It’s not often that you hear a director bad mouthing his own movie before it opens States-side, but today comes one of those exceptions.
French helmer Matieu Kassovitz (“La Haine,” “Gothika”) tells AMCTV that didn’t have a very good time making “Babylon A.D.”, the Vin Diesel sci-fi thriller opening this week.
He tells the site that “I never had a chance to do one scene the way it was written or the way I wanted it to be. The script wasn’t respected. Bad producers, bad partners, it was a terrible experience.”
Why did he do it then? “The scope of the original book was quite amazing. “The author was very much into geopolitics and how the world is going to evolve.
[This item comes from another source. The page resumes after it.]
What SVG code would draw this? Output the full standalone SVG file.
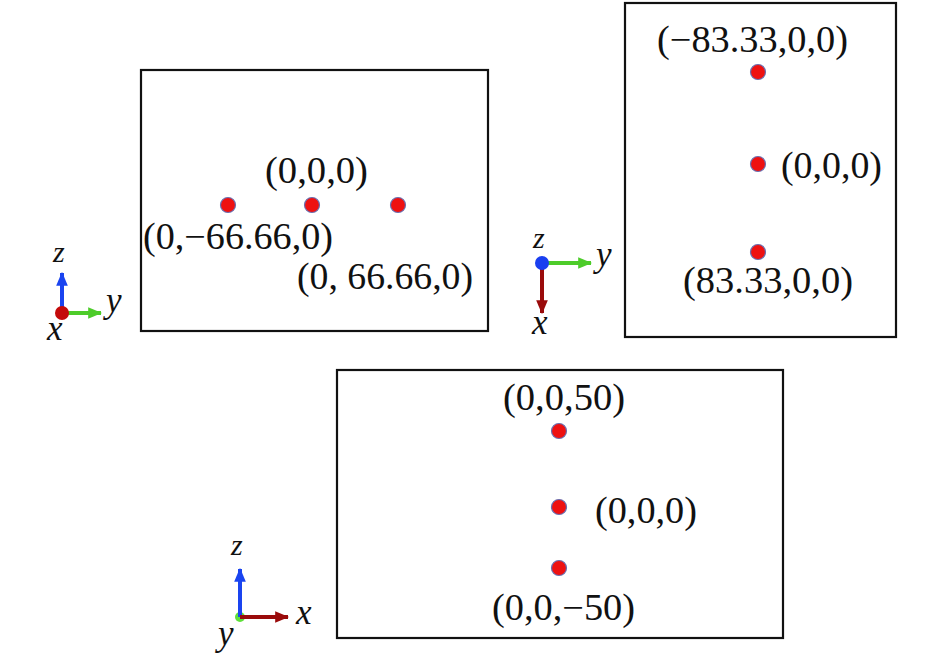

He saw that as wars evolve, it won’t be just about territories any more, but money-driven politics. As a director it’s something that’s very attractive to do.”
Yet all that political subtext doesn’t show up in the final film – “It’s pure violence and stupidity. All the action scenes had a goal: They were supposed to be driven by either a metaphysical point of view or experience for the characters… instead parts of the movie are like a bad episode of 24.”
He places the blame squarely on distributor 20th Century Fox – “Fox was sending lawyers who were only looking at all the commas and the dots. They made everything difficult from A to Z.” What pushed him over the edge though was the re-editing of the film the studio did to bring it down to 93 minutes – “I should have chosen a studio that has guts. Fox was just trying to get a PG-13 movie. I’m ready to go to war against them, but I can’t because they don’t give a s–t.”